In the listing that follows, retype every line from the first through the one containing "(hAft) at (1011,23)". Pictures are to be left out.

——

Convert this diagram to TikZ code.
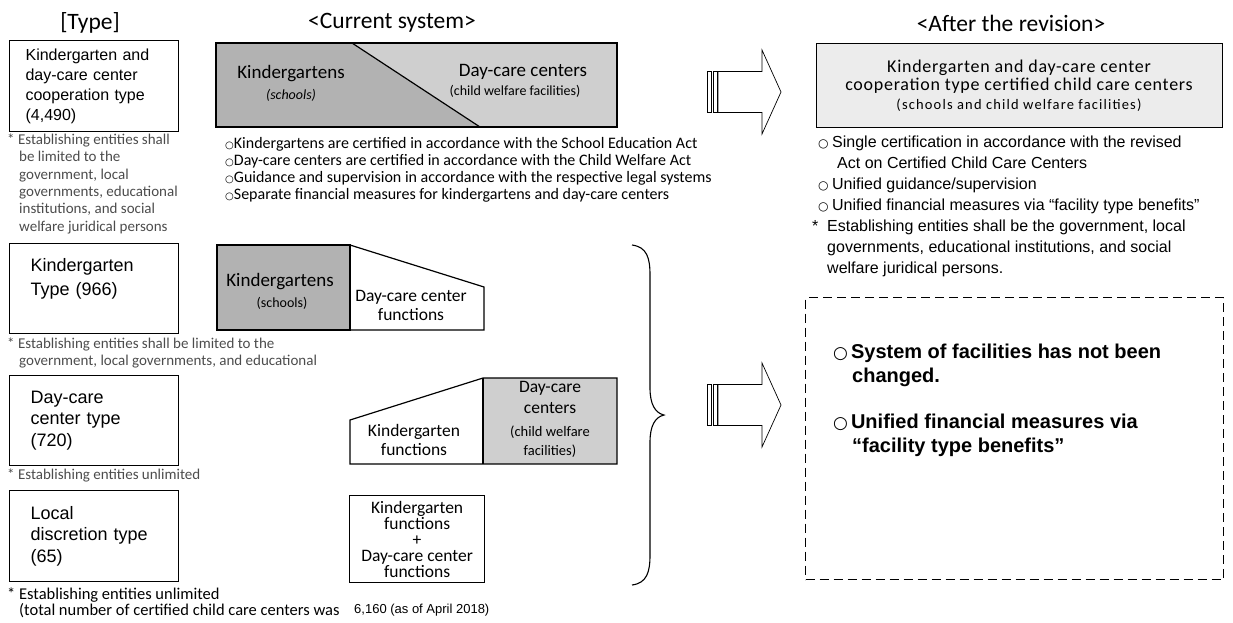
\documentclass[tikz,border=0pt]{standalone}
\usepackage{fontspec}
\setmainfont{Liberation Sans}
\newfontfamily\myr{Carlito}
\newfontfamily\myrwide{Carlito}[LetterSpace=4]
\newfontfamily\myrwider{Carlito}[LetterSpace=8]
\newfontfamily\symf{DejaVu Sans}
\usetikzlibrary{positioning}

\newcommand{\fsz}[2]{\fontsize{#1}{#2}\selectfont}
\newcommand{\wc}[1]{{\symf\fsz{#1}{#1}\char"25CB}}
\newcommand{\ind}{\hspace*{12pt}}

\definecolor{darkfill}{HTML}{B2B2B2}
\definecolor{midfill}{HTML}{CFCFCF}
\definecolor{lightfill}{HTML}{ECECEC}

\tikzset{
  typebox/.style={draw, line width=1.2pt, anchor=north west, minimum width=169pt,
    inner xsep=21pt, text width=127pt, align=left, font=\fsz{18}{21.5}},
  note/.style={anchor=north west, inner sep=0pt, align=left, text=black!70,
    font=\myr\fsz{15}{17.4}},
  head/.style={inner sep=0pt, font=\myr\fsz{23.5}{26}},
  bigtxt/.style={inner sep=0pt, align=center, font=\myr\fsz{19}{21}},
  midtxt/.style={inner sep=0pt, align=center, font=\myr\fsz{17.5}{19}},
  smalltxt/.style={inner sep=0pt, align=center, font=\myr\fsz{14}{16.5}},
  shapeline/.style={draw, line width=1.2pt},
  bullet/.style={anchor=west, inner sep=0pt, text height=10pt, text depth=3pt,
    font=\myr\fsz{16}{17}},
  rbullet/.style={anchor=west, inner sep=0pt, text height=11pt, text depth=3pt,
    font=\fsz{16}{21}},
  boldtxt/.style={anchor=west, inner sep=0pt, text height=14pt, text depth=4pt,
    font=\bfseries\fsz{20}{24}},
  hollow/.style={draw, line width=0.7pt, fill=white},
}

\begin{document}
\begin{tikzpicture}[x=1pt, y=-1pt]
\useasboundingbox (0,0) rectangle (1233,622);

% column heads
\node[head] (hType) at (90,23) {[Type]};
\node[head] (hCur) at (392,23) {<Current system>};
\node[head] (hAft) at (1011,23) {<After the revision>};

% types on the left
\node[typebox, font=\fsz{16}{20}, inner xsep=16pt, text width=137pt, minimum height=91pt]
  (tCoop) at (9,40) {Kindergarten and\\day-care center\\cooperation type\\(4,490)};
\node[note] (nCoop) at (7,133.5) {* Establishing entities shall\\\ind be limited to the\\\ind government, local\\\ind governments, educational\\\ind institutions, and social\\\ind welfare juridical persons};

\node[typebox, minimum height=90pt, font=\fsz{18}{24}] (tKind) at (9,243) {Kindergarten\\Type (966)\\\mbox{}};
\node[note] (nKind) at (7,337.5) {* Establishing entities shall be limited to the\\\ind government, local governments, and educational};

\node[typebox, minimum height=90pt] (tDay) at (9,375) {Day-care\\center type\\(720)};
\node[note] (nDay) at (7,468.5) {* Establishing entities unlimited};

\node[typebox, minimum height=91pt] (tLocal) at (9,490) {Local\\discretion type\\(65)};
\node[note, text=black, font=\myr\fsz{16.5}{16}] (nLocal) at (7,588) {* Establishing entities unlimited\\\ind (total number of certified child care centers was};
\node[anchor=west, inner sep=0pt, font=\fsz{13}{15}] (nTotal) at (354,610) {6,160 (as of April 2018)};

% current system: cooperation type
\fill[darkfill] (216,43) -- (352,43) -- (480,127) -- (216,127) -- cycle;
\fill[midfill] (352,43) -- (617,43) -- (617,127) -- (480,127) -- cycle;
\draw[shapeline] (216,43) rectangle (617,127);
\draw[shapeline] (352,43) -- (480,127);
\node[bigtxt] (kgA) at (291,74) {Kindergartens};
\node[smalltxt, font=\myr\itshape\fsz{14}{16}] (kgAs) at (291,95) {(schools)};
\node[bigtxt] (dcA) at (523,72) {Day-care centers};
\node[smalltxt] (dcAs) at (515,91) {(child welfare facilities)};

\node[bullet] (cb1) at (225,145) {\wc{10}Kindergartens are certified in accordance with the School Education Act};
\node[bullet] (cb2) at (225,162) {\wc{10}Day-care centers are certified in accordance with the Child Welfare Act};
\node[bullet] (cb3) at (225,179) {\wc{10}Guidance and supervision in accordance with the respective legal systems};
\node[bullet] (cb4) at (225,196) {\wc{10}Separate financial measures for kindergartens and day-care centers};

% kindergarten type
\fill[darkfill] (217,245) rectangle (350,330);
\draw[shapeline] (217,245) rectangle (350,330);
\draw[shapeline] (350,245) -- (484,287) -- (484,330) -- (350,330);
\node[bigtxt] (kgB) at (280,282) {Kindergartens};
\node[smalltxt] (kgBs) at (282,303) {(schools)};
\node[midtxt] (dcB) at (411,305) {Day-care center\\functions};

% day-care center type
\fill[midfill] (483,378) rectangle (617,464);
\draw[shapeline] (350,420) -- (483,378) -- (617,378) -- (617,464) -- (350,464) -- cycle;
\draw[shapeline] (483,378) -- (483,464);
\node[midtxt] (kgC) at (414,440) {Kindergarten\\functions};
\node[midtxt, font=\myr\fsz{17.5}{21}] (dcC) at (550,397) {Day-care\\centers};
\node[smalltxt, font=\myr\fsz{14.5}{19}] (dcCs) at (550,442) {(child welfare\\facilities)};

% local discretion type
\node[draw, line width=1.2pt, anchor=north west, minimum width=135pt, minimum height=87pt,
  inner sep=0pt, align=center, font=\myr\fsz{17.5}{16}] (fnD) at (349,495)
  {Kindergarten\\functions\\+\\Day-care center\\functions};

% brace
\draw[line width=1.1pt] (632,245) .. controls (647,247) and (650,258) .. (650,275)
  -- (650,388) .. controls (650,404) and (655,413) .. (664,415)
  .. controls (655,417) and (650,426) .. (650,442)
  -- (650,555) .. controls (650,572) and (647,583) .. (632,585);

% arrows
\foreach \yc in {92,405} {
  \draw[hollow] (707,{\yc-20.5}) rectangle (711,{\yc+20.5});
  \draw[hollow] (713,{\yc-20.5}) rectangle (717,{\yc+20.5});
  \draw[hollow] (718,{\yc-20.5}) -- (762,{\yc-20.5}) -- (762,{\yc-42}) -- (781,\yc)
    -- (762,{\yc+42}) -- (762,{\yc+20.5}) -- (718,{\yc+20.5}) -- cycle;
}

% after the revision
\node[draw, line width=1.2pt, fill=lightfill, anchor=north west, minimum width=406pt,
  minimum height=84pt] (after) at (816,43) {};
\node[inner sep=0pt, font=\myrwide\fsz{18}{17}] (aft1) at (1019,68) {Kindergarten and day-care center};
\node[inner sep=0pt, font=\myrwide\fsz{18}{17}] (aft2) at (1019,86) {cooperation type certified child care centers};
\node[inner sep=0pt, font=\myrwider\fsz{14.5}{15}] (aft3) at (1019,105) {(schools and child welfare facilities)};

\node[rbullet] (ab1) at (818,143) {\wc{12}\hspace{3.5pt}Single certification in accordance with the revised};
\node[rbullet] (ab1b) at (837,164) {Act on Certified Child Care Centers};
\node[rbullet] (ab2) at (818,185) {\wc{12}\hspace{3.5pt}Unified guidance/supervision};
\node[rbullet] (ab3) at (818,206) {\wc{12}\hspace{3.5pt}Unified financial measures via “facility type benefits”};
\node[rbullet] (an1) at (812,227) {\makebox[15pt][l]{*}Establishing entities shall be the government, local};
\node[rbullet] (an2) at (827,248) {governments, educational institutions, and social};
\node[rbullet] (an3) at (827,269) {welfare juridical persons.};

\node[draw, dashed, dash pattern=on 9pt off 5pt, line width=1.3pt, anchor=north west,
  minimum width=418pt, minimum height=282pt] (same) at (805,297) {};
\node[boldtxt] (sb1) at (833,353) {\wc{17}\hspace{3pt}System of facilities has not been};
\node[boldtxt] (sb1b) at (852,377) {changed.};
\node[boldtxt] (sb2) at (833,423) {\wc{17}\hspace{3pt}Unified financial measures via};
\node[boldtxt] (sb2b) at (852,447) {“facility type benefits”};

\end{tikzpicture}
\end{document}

——

* **Worked solution**
Convert this diagram to TikZ code.
\documentclass[tikz,border=0pt]{standalone}
\usepackage{fontspec}
\setmainfont{Liberation Sans}
\newfontfamily\myr{Carlito}
\newfontfamily\myrwide{Carlito}[LetterSpace=4]
\newfontfamily\myrwider{Carlito}[LetterSpace=8]
\newfontfamily\symf{DejaVu Sans}
\usetikzlibrary{positioning}

\newcommand{\fsz}[2]{\fontsize{#1}{#2}\selectfont}
\newcommand{\wc}[1]{{\symf\fsz{#1}{#1}\char"25CB}}
\newcommand{\ind}{\hspace*{12pt}}

\definecolor{darkfill}{HTML}{B2B2B2}
\definecolor{midfill}{HTML}{CFCFCF}
\definecolor{lightfill}{HTML}{ECECEC}

\tikzset{
  typebox/.style={draw, line width=1.2pt, anchor=north west, minimum width=169pt,
    inner xsep=21pt, text width=127pt, align=left, font=\fsz{18}{21.5}},
  note/.style={anchor=north west, inner sep=0pt, align=left, text=black!70,
    font=\myr\fsz{15}{17.4}},
  head/.style={inner sep=0pt, font=\myr\fsz{23.5}{26}},
  bigtxt/.style={inner sep=0pt, align=center, font=\myr\fsz{19}{21}},
  midtxt/.style={inner sep=0pt, align=center, font=\myr\fsz{17.5}{19}},
  smalltxt/.style={inner sep=0pt, align=center, font=\myr\fsz{14}{16.5}},
  shapeline/.style={draw, line width=1.2pt},
  bullet/.style={anchor=west, inner sep=0pt, text height=10pt, text depth=3pt,
    font=\myr\fsz{16}{17}},
  rbullet/.style={anchor=west, inner sep=0pt, text height=11pt, text depth=3pt,
    font=\fsz{16}{21}},
  boldtxt/.style={anchor=west, inner sep=0pt, text height=14pt, text depth=4pt,
    font=\bfseries\fsz{20}{24}},
  hollow/.style={draw, line width=0.7pt, fill=white},
}

\begin{document}
\begin{tikzpicture}[x=1pt, y=-1pt]
\useasboundingbox (0,0) rectangle (1233,622);

% column heads
\node[head] (hType) at (90,23) {[Type]};
\node[head] (hCur) at (392,23) {<Current system>};
\node[head] (hAft) at (1011,23) {<After the revision>};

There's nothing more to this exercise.